# Task prompt
Write the material out again in full, exactly.

◇ ◇ ◇ ◇ ◇ ◇ ◇

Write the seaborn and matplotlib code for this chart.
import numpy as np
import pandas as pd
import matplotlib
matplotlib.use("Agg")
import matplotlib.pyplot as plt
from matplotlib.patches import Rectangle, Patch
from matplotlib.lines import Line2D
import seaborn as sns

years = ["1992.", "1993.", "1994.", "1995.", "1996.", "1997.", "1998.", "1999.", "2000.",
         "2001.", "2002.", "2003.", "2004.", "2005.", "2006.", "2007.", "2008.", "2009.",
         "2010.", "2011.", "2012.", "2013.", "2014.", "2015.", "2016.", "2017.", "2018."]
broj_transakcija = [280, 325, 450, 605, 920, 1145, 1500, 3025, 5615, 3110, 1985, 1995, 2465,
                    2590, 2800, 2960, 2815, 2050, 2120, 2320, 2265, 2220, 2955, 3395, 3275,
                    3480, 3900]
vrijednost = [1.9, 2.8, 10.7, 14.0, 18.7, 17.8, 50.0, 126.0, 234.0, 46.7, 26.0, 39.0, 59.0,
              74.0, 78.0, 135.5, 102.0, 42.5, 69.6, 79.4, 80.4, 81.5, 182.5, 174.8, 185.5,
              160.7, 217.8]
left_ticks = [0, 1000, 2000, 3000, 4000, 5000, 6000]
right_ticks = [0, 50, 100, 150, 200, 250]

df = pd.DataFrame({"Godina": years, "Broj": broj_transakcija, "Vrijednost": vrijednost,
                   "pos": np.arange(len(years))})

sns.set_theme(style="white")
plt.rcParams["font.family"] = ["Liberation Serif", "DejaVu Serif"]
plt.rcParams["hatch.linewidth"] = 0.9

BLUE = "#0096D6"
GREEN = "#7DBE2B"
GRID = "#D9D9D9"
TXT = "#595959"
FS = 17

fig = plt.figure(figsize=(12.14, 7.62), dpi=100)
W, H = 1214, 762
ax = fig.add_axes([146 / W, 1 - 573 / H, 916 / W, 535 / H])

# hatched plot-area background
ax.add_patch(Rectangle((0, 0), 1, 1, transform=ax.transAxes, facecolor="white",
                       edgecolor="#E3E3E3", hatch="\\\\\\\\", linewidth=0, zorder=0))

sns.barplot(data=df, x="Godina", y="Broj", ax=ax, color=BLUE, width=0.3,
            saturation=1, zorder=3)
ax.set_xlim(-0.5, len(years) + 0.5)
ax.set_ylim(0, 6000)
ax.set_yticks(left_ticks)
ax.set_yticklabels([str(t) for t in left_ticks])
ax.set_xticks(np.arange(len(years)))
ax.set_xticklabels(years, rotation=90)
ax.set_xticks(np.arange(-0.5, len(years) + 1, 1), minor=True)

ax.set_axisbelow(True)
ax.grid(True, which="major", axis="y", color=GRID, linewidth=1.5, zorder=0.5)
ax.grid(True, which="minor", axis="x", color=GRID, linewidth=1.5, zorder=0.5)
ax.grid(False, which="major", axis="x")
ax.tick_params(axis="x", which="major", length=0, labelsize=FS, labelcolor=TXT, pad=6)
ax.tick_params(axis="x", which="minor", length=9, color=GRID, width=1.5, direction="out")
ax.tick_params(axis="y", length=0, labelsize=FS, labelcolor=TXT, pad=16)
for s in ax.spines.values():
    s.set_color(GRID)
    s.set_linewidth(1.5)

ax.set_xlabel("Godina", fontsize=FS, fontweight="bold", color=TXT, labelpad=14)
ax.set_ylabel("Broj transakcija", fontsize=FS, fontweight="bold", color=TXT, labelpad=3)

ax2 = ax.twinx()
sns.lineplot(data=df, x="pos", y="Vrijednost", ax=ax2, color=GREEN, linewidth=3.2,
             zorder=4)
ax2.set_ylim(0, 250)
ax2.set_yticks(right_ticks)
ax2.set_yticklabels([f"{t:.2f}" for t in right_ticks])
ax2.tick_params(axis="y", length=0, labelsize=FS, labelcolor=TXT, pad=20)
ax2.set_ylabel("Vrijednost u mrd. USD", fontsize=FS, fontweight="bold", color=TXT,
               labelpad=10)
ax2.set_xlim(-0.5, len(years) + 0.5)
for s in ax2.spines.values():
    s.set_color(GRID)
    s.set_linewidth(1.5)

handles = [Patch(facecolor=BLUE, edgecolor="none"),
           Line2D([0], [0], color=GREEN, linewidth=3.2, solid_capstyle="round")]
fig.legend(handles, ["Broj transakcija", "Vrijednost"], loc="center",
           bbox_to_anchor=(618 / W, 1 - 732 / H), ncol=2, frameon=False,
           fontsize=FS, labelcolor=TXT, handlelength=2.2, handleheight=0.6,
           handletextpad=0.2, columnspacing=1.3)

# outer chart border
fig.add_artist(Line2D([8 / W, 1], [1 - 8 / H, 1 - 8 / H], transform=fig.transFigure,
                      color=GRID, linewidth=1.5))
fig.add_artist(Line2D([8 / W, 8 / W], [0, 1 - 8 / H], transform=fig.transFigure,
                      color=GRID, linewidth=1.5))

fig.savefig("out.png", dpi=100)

◇ ◇ ◇ ◇ ◇ ◇ ◇

# Reply to the task
Write the seaborn and matplotlib code for this chart.
import numpy as np
import pandas as pd
import matplotlib
matplotlib.use("Agg")
import matplotlib.pyplot as plt
from matplotlib.patches import Rectangle, Patch
from matplotlib.lines import Line2D
import seaborn as sns

years = ["1992.", "1993.", "1994.", "1995.", "1996.", "1997.", "1998.", "1999.", "2000.",
         "2001.", "2002.", "2003.", "2004.", "2005.", "2006.", "2007.", "2008.", "2009.",
         "2010.", "2011.", "2012.", "2013.", "2014.", "2015.", "2016.", "2017.", "2018."]
broj_transakcija = [280, 325, 450, 605, 920, 1145, 1500, 3025, 5615, 3110, 1985, 1995, 2465,
                    2590, 2800, 2960, 2815, 2050, 2120, 2320, 2265, 2220, 2955, 3395, 3275,
                    3480, 3900]
vrijednost = [1.9, 2.8, 10.7, 14.0, 18.7, 17.8, 50.0, 126.0, 234.0, 46.7, 26.0, 39.0, 59.0,
              74.0, 78.0, 135.5, 102.0, 42.5, 69.6, 79.4, 80.4, 81.5, 182.5, 174.8, 185.5,
              160.7, 217.8]
left_ticks = [0, 1000, 2000, 3000, 4000, 5000, 6000]
right_ticks = [0, 50, 100, 150, 200, 250]

df = pd.DataFrame({"Godina": years, "Broj": broj_transakcija, "Vrijednost": vrijednost,
                   "pos": np.arange(len(years))})

sns.set_theme(style="white")
plt.rcParams["font.family"] = ["Liberation Serif", "DejaVu Serif"]
plt.rcParams["hatch.linewidth"] = 0.9

BLUE = "#0096D6"
GREEN = "#7DBE2B"
GRID = "#D9D9D9"
TXT = "#595959"
FS = 17

fig = plt.figure(figsize=(12.14, 7.62), dpi=100)
W, H = 1214, 762
ax = fig.add_axes([146 / W, 1 - 573 / H, 916 / W, 535 / H])

# hatched plot-area background
ax.add_patch(Rectangle((0, 0), 1, 1, transform=ax.transAxes, facecolor="white",
                       edgecolor="#E3E3E3", hatch="\\\\\\\\", linewidth=0, zorder=0))

sns.barplot(data=df, x="Godina", y="Broj", ax=ax, color=BLUE, width=0.3,
            saturation=1, zorder=3)
ax.set_xlim(-0.5, len(years) + 0.5)
ax.set_ylim(0, 6000)
ax.set_yticks(left_ticks)
ax.set_yticklabels([str(t) for t in left_ticks])
ax.set_xticks(np.arange(len(years)))
ax.set_xticklabels(years, rotation=90)
ax.set_xticks(np.arange(-0.5, len(years) + 1, 1), minor=True)

ax.set_axisbelow(True)
ax.grid(True, which="major", axis="y", color=GRID, linewidth=1.5, zorder=0.5)
ax.grid(True, which="minor", axis="x", color=GRID, linewidth=1.5, zorder=0.5)
ax.grid(False, which="major", axis="x")
ax.tick_params(axis="x", which="major", length=0, labelsize=FS, labelcolor=TXT, pad=6)
ax.tick_params(axis="x", which="minor", length=9, color=GRID, width=1.5, direction="out")
ax.tick_params(axis="y", length=0, labelsize=FS, labelcolor=TXT, pad=16)
for s in ax.spines.values():
    s.set_color(GRID)
    s.set_linewidth(1.5)

ax.set_xlabel("Godina", fontsize=FS, fontweight="bold", color=TXT, labelpad=14)
ax.set_ylabel("Broj transakcija", fontsize=FS, fontweight="bold", color=TXT, labelpad=3)

ax2 = ax.twinx()
sns.lineplot(data=df, x="pos", y="Vrijednost", ax=ax2, color=GREEN, linewidth=3.2,
             zorder=4)
ax2.set_ylim(0, 250)
ax2.set_yticks(right_ticks)
ax2.set_yticklabels([f"{t:.2f}" for t in right_ticks])
ax2.tick_params(axis="y", length=0, labelsize=FS, labelcolor=TXT, pad=20)
ax2.set_ylabel("Vrijednost u mrd. USD", fontsize=FS, fontweight="bold", color=TXT,
               labelpad=10)
ax2.set_xlim(-0.5, len(years) + 0.5)
for s in ax2.spines.values():
    s.set_color(GRID)
    s.set_linewidth(1.5)

handles = [Patch(facecolor=BLUE, edgecolor="none"),
           Line2D([0], [0], color=GREEN, linewidth=3.2, solid_capstyle="round")]
fig.legend(handles, ["Broj transakcija", "Vrijednost"], loc="center",
           bbox_to_anchor=(618 / W, 1 - 732 / H), ncol=2, frameon=False,
           fontsize=FS, labelcolor=TXT, handlelength=2.2, handleheight=0.6,
           handletextpad=0.2, columnspacing=1.3)

# outer chart border
fig.add_artist(Line2D([8 / W, 1], [1 - 8 / H, 1 - 8 / H], transform=fig.transFigure,
                      color=GRID, linewidth=1.5))
fig.add_artist(Line2D([8 / W, 8 / W], [0, 1 - 8 / H], transform=fig.transFigure,
                      color=GRID, linewidth=1.5))

fig.savefig("out.png", dpi=100)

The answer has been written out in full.